There’s a bird calling and we don’t know where it is. The sound is coming from below our feet somewhere on the cliffs. It seems like it’s coming out of the cracks in the rock, from within the cliff itself. It’s a two note cry, repeated four times. I say repeated four times, but the call is made once and then repeated three times. Ambiguity is the enemy of understanding.

We search for it, trying first to get near it so we can identify it and then trying to get away from it so we don’t upset it. “Is it a chick?” I ask. “Maybe it’s an alarm call?” We walk on and I realise it’s coming from the sea and not the cliff. The cliff is just reflecting the sound and echoing it to our ears. I get my binoculars and train them on a tiny dot in the Atlantic. It’s a small auk. I think it’s a young Guillemot.

Guillemot Juvenile - The Hall of Einar - photograph (c) David Bailey (not the)

I see its mouth move and then hear its cry. “Is it meant to be off the cliff when it’s so small?”

I climb down the rocks of the cliff and walk out on a rock ledge to get as close a photograph as possible without getting wet feet or swept away.

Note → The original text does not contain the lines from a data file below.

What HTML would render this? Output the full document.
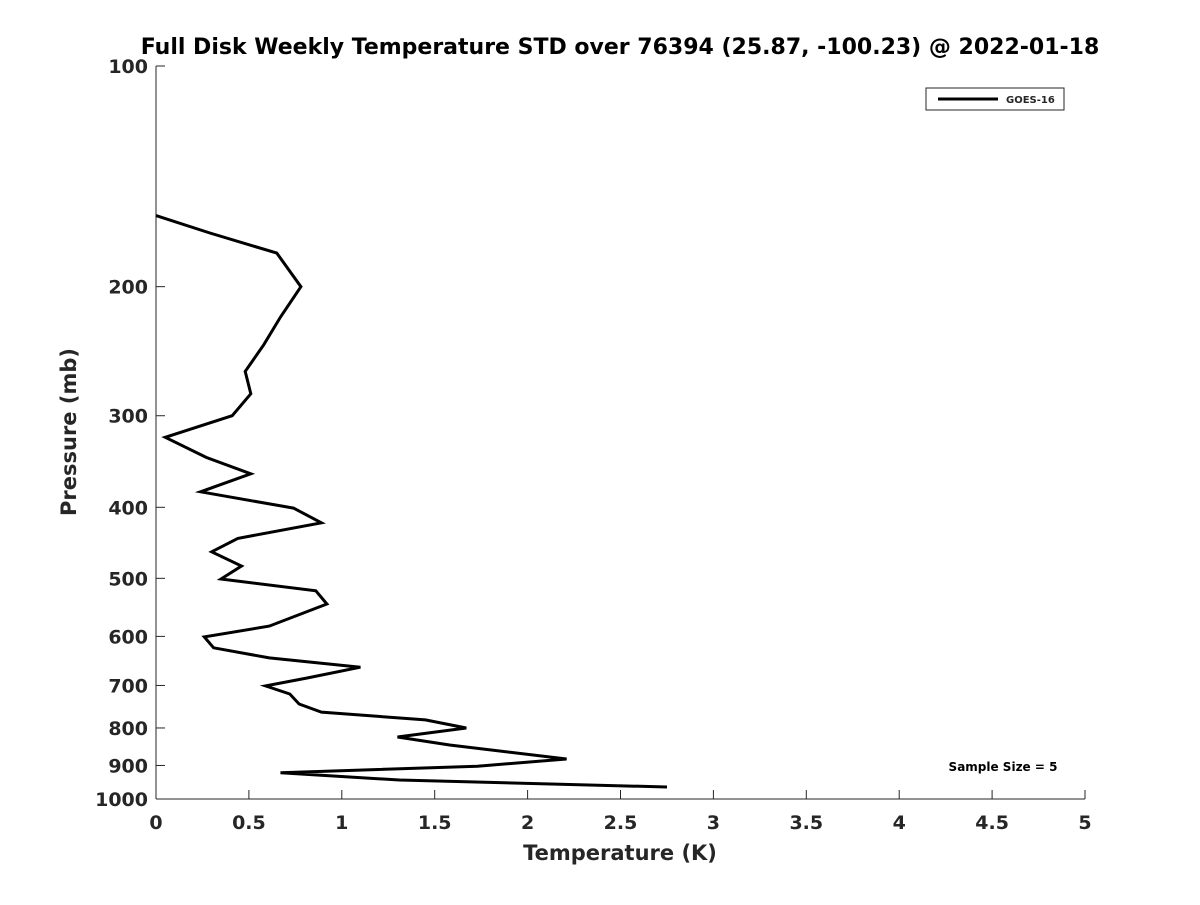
<!DOCTYPE html>
<html><head><meta charset="utf-8"><style>
body{margin:0;background:#fff;}
svg text{font-family:"DejaVu Sans","Liberation Sans",sans-serif;font-weight:bold;fill:#262626;}
</style></head><body>
<svg id="chart" width="1200" height="900" xmlns="http://www.w3.org/2000/svg">
<rect width="1200" height="900" fill="#fff"/>
<text x="620" y="54" font-size="22" text-anchor="middle" fill="#000" style="fill:#000">Full Disk Weekly Temperature STD over 76394 (25.87, -100.23) @ 2022-01-18</text>
<g id="axes"></g>
<path id="series" fill="none" stroke="#000" stroke-width="3" stroke-linejoin="miter"/>
<text x="620" y="860" font-size="21" text-anchor="middle">Temperature (K)</text>
<text transform="translate(76,432) rotate(-90)" font-size="21" text-anchor="middle">Pressure (mb)</text>
<g>
<rect x="926" y="88" width="138" height="22" fill="#fff" stroke="#262626" stroke-width="1"/>
<line x1="938" y1="99" x2="998" y2="99" stroke="#000" stroke-width="3"/>
<text x="1006" y="103" font-size="10" fill="#000">GOES-16</text>
</g>
<text x="1003" y="771" font-size="12" text-anchor="middle" style="fill:#000">Sample Size = 5</text>
</svg>
<script>
const temps = [0,0.29,0.65,0.78,0.67,0.58,0.48,0.51,0.41,0.05,0.27,0.51,0.24,0.74,0.89,0.44,0.30,0.46,0.35,0.86,0.92,0.61,0.26,0.31,0.61,1.10,0.81,0.59,0.72,0.77,0.89,1.45,1.67,1.30,1.58,2.21,1.73,0.67,1.31,2.75];
const pressures = [160,169,180,200,220,240,261,280,300,321,342,360,381,401,420,441,460,481,501,520,542,581,601,622,642,661,684,701,719,742,761,780,800,823,844,882,902,921,942,963];
const xTicks = [0,0.5,1,1.5,2,2.5,3,3.5,4,4.5,5];
const xTickLabels = ["0","0.5","1","1.5","2","2.5","3","3.5","4","4.5","5"];
const yTicks = [100,200,300,400,500,600,700,800,900,1000];
const yTickLabels = ["100","200","300","400","500","600","700","800","900","1000"];

const X0=156,X1=1085,Y0=66,Y1=799;
function xs(v){return X0+(v-0)/(5-0)*(X1-X0);}
function ys(p){return Y0+(Math.log10(p)-2)/1*(Y1-Y0);}
const NS="http://www.w3.org/2000/svg";
const axes=document.getElementById('axes');
function mk(tag,attrs,parent){const e=document.createElementNS(NS,tag);for(const k in attrs)e.setAttribute(k,attrs[k]);parent.appendChild(e);return e;}
const xl=mk('line',{x1:X0,y1:Y1,x2:X1,y2:Y1,stroke:'#262626','stroke-width':1},axes);


const yl=mk('line',{x1:X0,y1:Y0,x2:X0,y2:Y1,stroke:'#262626','stroke-width':1},axes);


xTicks.forEach((v,i)=>{
  const x=xs(v);
  const t=mk('line',{x1:x,y1:Y1,x2:x,y2:Y1-9,stroke:'#262626','stroke-width':1},axes);
  
  
  const l=mk('text',{x:x,y:Y1+30,'font-size':19,'text-anchor':'middle'},axes);
  l.textContent=xTickLabels[i];
  
  
});
yTicks.forEach((v,i)=>{
  const y=ys(v);
  const t=mk('line',{x1:X0,y1:y,x2:X0+9,y2:y,stroke:'#262626','stroke-width':1},axes);
  
  
  const l=mk('text',{x:X0-8,y:y+7,'font-size':19,'text-anchor':'end'},axes);
  l.textContent=yTickLabels[i];
  
  
});
document.getElementById('series').setAttribute('d',temps.map((t,i)=>(i?'L':'M')+xs(t).toFixed(1)+','+ys(pressures[i]).toFixed(1)).join(' '));
</script>
</body></html>
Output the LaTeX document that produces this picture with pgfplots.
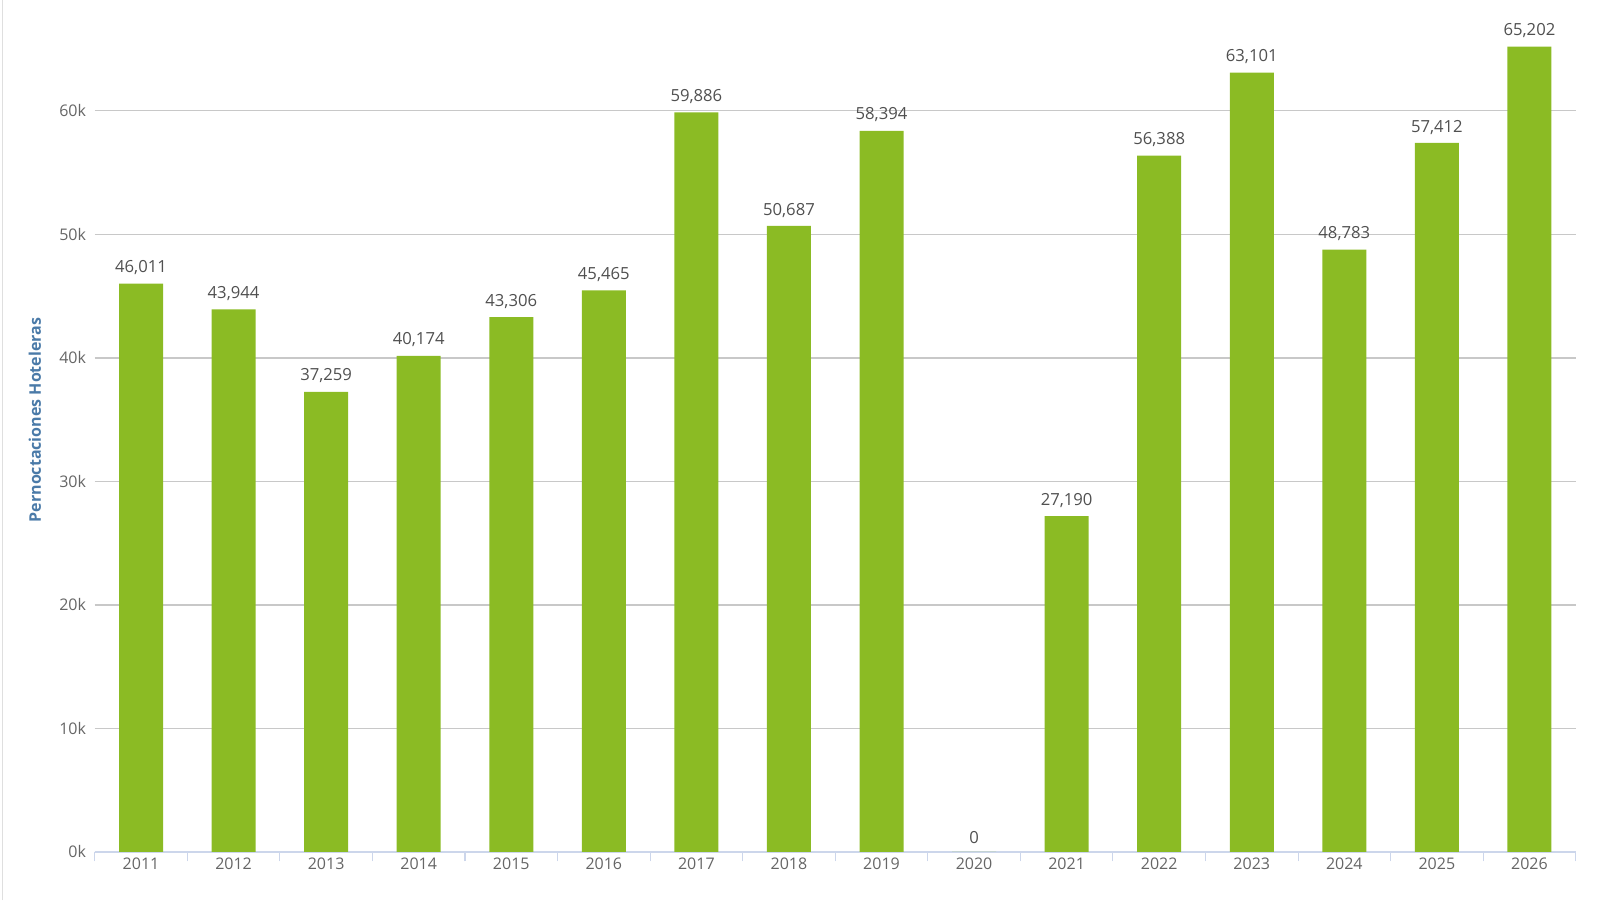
\documentclass[border=0pt]{standalone}
\usepackage{pgfplots}
\pgfplotsset{compat=1.18}
\usepackage{fontspec}
\setmainfont{Open Sans}

\definecolor{barcol}{RGB}{139,187,36}
\definecolor{gridcol}{RGB}{200,200,200}
\definecolor{axiscol}{RGB}{204,214,235}
\definecolor{ticktxt}{RGB}{102,102,102}
\definecolor{lbltxt}{RGB}{80,80,80}
\definecolor{titlecol}{RGB}{74,122,168}

\begin{document}
\begin{tikzpicture}[x=0.75pt,y=0.75pt]
% page = 1600 x 900 px, 1 px = 0.75pt
\draw[gray!25] (2,0) -- (2,900);

\begin{axis}[
    at={(105.75pt,36pt)}, anchor=origin,
    scale only axis,
    width=1110.75pt,
    height=648.4pt,
    ymin=0, ymax=70000,
    xmin=-0.5, xmax=15.5,
    axis x line*=bottom,
    axis y line*=left,
    y axis line style={draw=none},
    x axis line style={axiscol, line width=0.8pt},
    ytick={0,10000,20000,30000,40000,50000,60000},
    yticklabels={0k,10k,20k,30k,40k,50k,60k},
    scaled y ticks=false,
    xtick={0,...,15},
    xticklabels={2011,2012,2013,2014,2015,2016,2017,2018,2019,2020,2021,2022,2023,2024,2025,2026},
    minor xtick={-0.5,0.5,...,15.5},
    major tick length=0pt,
    minor tick length=7pt,
    tick align=outside,
    minor tick style={axiscol, line width=0.8pt},
    ytick style={draw=none},
    ymajorgrids,
    grid style={gridcol, line width=0.8pt},
    tick label style={font=\fontsize{12}{14}\selectfont, text=ticktxt},
    yticklabel style={xshift=-3pt},
    xticklabel style={yshift=-1pt},
    /pgf/number format/assume math mode=true,
    ybar,
    bar width=33pt,
    nodes near coords,
    nodes near coords style={font=\fontsize{12.5}{14}\selectfont, text=lbltxt, yshift=3pt,
        /pgf/number format/fixed, /pgf/number format/precision=0,
        /pgf/number format/1000 sep={,}, /pgf/number format/assume math mode=true},
    clip=false,
]
\addplot[fill=barcol, draw=none] coordinates {
    (0, 46011)
    (1, 43944)
    (2, 37259)
    (3, 40174)
    (4, 43306)
    (5, 45465)
    (6, 59886)
    (7, 50687)
    (8, 58394)
    (9, 0)
    (10, 27190)
    (11, 56388)
    (12, 63101)
    (13, 48783)
    (14, 57412)
    (15, 65202)
};
\end{axis}

\node[rotate=90, text=titlecol, font=\fontsize{12}{14}\selectfont\bfseries] at (35,480) {Pernoctaciones Hoteleras};
\pgfresetboundingbox
\path[use as bounding box] (0,0) rectangle (1600,900);
\end{tikzpicture}
\end{document}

It’s in the grey sea calling for an hour. The Puffin Whisperer is getting anxious about its survival.

Guillemot Juvenile - The Hall of Einar - photograph (c) David Bailey (not the)

Then I see an adult Guillemot appear and greet the juvenile and feed it with wide-open beak. If relief was something that could be palpated then the relief would have been palpable. That’s the power of family and survival, played out in the most uncompromising of conditions on the edge of the ocean.